• [Short exercise] Will you write out the data exactly, excluding every picture?

⟨

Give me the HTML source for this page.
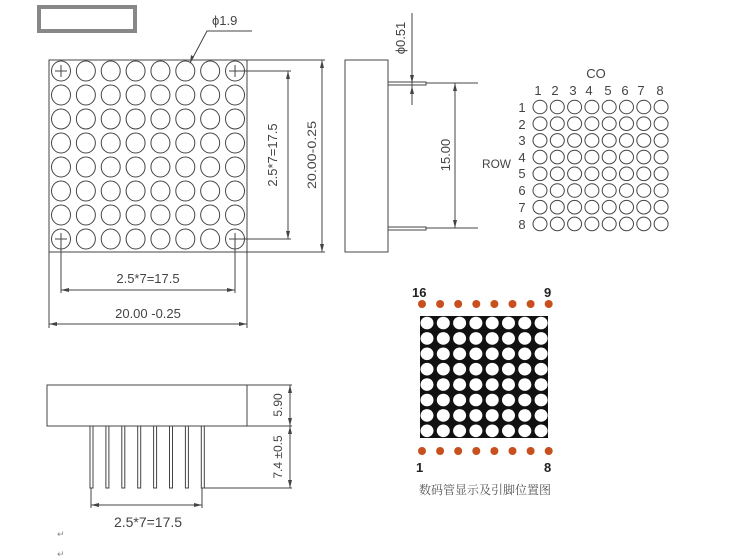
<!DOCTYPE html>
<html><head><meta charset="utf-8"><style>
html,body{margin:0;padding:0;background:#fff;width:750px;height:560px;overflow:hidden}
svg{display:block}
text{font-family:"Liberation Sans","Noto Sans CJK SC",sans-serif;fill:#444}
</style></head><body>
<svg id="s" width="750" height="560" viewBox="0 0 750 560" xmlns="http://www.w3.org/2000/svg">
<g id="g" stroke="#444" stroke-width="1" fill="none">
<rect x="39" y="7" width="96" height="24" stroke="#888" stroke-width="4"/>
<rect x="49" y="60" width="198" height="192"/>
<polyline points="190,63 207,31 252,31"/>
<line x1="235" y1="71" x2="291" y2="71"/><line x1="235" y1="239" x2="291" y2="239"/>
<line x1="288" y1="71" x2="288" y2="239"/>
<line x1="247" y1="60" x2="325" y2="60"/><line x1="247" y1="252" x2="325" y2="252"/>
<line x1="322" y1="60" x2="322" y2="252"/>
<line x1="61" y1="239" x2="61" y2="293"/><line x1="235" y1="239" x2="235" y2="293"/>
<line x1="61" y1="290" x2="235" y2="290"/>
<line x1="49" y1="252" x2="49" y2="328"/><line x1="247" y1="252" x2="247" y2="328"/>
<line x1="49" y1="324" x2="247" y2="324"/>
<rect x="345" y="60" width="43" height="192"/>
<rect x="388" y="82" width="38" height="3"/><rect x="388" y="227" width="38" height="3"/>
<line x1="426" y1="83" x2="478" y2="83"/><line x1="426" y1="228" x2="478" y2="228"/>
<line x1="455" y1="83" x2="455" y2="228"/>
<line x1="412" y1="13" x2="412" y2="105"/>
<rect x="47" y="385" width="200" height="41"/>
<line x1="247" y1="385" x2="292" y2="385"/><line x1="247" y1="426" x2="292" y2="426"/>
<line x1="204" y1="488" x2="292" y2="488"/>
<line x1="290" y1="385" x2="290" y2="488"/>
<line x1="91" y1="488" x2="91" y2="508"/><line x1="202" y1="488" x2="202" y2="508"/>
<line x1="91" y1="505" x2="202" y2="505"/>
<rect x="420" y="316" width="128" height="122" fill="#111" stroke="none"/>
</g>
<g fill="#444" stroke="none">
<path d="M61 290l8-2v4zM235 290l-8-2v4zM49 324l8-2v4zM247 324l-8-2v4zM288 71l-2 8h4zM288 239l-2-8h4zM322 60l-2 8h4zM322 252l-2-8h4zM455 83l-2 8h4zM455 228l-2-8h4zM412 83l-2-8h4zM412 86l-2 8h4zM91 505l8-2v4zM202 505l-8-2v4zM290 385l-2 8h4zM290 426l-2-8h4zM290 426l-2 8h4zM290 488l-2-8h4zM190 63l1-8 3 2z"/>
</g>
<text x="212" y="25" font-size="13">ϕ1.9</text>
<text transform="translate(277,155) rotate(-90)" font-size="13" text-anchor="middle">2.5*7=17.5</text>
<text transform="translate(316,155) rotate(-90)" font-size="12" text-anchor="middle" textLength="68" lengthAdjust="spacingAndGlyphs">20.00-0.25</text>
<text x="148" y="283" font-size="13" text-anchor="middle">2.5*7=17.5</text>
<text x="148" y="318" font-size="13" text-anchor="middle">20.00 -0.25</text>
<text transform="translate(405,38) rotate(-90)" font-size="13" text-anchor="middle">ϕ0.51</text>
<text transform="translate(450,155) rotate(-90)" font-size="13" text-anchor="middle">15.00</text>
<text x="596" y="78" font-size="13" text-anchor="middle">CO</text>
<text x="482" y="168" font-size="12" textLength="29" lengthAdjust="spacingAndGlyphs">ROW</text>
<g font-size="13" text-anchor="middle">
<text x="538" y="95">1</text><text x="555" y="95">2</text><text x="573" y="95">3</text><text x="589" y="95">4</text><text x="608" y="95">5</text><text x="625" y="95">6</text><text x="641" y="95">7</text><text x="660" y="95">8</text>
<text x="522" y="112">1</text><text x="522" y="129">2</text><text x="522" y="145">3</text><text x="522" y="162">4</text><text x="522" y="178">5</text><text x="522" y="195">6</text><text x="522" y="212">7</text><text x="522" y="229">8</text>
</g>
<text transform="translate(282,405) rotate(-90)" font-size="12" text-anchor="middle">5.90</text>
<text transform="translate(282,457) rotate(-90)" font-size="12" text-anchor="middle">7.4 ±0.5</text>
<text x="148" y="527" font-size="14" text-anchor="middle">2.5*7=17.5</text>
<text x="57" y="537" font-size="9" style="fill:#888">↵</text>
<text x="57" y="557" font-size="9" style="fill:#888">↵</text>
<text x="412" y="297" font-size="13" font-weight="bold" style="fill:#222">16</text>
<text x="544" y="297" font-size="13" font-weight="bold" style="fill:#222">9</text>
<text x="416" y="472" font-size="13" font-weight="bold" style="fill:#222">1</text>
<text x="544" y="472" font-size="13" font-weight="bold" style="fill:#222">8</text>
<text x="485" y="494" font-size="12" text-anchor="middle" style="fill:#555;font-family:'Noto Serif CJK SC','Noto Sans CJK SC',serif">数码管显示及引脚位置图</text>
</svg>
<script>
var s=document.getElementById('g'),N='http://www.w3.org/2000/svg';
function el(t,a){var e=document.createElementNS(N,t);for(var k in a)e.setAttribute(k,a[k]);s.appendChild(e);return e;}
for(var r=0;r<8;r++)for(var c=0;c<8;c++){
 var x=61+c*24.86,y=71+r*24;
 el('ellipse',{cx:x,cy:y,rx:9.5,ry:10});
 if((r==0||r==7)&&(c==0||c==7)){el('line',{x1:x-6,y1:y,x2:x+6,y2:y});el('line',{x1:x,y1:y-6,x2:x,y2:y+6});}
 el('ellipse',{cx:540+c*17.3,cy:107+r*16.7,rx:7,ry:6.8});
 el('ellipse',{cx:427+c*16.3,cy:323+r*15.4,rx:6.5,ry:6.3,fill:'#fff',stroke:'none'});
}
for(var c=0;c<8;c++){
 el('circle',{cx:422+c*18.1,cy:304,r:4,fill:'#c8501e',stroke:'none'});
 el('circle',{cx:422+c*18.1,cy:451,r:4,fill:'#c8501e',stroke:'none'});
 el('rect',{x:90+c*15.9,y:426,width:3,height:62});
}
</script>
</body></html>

⟩

• [Answer for this exercise]
Give me the HTML source for this page.
<!DOCTYPE html>
<html><head><meta charset="utf-8"><style>
html,body{margin:0;padding:0;background:#fff;width:750px;height:560px;overflow:hidden}
svg{display:block}
text{font-family:"Liberation Sans","Noto Sans CJK SC",sans-serif;fill:#444}
</style></head><body>
<svg id="s" width="750" height="560" viewBox="0 0 750 560" xmlns="http://www.w3.org/2000/svg">
<g id="g" stroke="#444" stroke-width="1" fill="none">
<rect x="39" y="7" width="96" height="24" stroke="#888" stroke-width="4"/>
<rect x="49" y="60" width="198" height="192"/>
<polyline points="190,63 207,31 252,31"/>
<line x1="235" y1="71" x2="291" y2="71"/><line x1="235" y1="239" x2="291" y2="239"/>
<line x1="288" y1="71" x2="288" y2="239"/>
<line x1="247" y1="60" x2="325" y2="60"/><line x1="247" y1="252" x2="325" y2="252"/>
<line x1="322" y1="60" x2="322" y2="252"/>
<line x1="61" y1="239" x2="61" y2="293"/><line x1="235" y1="239" x2="235" y2="293"/>
<line x1="61" y1="290" x2="235" y2="290"/>
<line x1="49" y1="252" x2="49" y2="328"/><line x1="247" y1="252" x2="247" y2="328"/>
<line x1="49" y1="324" x2="247" y2="324"/>
<rect x="345" y="60" width="43" height="192"/>
<rect x="388" y="82" width="38" height="3"/><rect x="388" y="227" width="38" height="3"/>
<line x1="426" y1="83" x2="478" y2="83"/><line x1="426" y1="228" x2="478" y2="228"/>
<line x1="455" y1="83" x2="455" y2="228"/>
<line x1="412" y1="13" x2="412" y2="105"/>
<rect x="47" y="385" width="200" height="41"/>
<line x1="247" y1="385" x2="292" y2="385"/><line x1="247" y1="426" x2="292" y2="426"/>
<line x1="204" y1="488" x2="292" y2="488"/>
<line x1="290" y1="385" x2="290" y2="488"/>
<line x1="91" y1="488" x2="91" y2="508"/><line x1="202" y1="488" x2="202" y2="508"/>
<line x1="91" y1="505" x2="202" y2="505"/>
<rect x="420" y="316" width="128" height="122" fill="#111" stroke="none"/>
</g>
<g fill="#444" stroke="none">
<path d="M61 290l8-2v4zM235 290l-8-2v4zM49 324l8-2v4zM247 324l-8-2v4zM288 71l-2 8h4zM288 239l-2-8h4zM322 60l-2 8h4zM322 252l-2-8h4zM455 83l-2 8h4zM455 228l-2-8h4zM412 83l-2-8h4zM412 86l-2 8h4zM91 505l8-2v4zM202 505l-8-2v4zM290 385l-2 8h4zM290 426l-2-8h4zM290 426l-2 8h4zM290 488l-2-8h4zM190 63l1-8 3 2z"/>
</g>
<text x="212" y="25" font-size="13">ϕ1.9</text>
<text transform="translate(277,155) rotate(-90)" font-size="13" text-anchor="middle">2.5*7=17.5</text>
<text transform="translate(316,155) rotate(-90)" font-size="12" text-anchor="middle" textLength="68" lengthAdjust="spacingAndGlyphs">20.00-0.25</text>
<text x="148" y="283" font-size="13" text-anchor="middle">2.5*7=17.5</text>
<text x="148" y="318" font-size="13" text-anchor="middle">20.00 -0.25</text>
<text transform="translate(405,38) rotate(-90)" font-size="13" text-anchor="middle">ϕ0.51</text>
<text transform="translate(450,155) rotate(-90)" font-size="13" text-anchor="middle">15.00</text>
<text x="596" y="78" font-size="13" text-anchor="middle">CO</text>
<text x="482" y="168" font-size="12" textLength="29" lengthAdjust="spacingAndGlyphs">ROW</text>
<g font-size="13" text-anchor="middle">
<text x="538" y="95">1</text><text x="555" y="95">2</text><text x="573" y="95">3</text><text x="589" y="95">4</text><text x="608" y="95">5</text><text x="625" y="95">6</text><text x="641" y="95">7</text><text x="660" y="95">8</text>
<text x="522" y="112">1</text><text x="522" y="129">2</text><text x="522" y="145">3</text><text x="522" y="162">4</text><text x="522" y="178">5</text><text x="522" y="195">6</text><text x="522" y="212">7</text><text x="522" y="229">8</text>
</g>
<text transform="translate(282,405) rotate(-90)" font-size="12" text-anchor="middle">5.90</text>
<text transform="translate(282,457) rotate(-90)" font-size="12" text-anchor="middle">7.4 ±0.5</text>
<text x="148" y="527" font-size="14" text-anchor="middle">2.5*7=17.5</text>
<text x="57" y="537" font-size="9" style="fill:#888">↵</text>
<text x="57" y="557" font-size="9" style="fill:#888">↵</text>
<text x="412" y="297" font-size="13" font-weight="bold" style="fill:#222">16</text>
<text x="544" y="297" font-size="13" font-weight="bold" style="fill:#222">9</text>
<text x="416" y="472" font-size="13" font-weight="bold" style="fill:#222">1</text>
<text x="544" y="472" font-size="13" font-weight="bold" style="fill:#222">8</text>
<text x="485" y="494" font-size="12" text-anchor="middle" style="fill:#555;font-family:'Noto Serif CJK SC','Noto Sans CJK SC',serif">数码管显示及引脚位置图</text>
</svg>
<script>
var s=document.getElementById('g'),N='http://www.w3.org/2000/svg';
function el(t,a){var e=document.createElementNS(N,t);for(var k in a)e.setAttribute(k,a[k]);s.appendChild(e);return e;}
for(var r=0;r<8;r++)for(var c=0;c<8;c++){
 var x=61+c*24.86,y=71+r*24;
 el('ellipse',{cx:x,cy:y,rx:9.5,ry:10});
 if((r==0||r==7)&&(c==0||c==7)){el('line',{x1:x-6,y1:y,x2:x+6,y2:y});el('line',{x1:x,y1:y-6,x2:x,y2:y+6});}
 el('ellipse',{cx:540+c*17.3,cy:107+r*16.7,rx:7,ry:6.8});
 el('ellipse',{cx:427+c*16.3,cy:323+r*15.4,rx:6.5,ry:6.3,fill:'#fff',stroke:'none'});
}
for(var c=0;c<8;c++){
 el('circle',{cx:422+c*18.1,cy:304,r:4,fill:'#c8501e',stroke:'none'});
 el('circle',{cx:422+c*18.1,cy:451,r:4,fill:'#c8501e',stroke:'none'});
 el('rect',{x:90+c*15.9,y:426,width:3,height:62});
}
</script>
</body></html>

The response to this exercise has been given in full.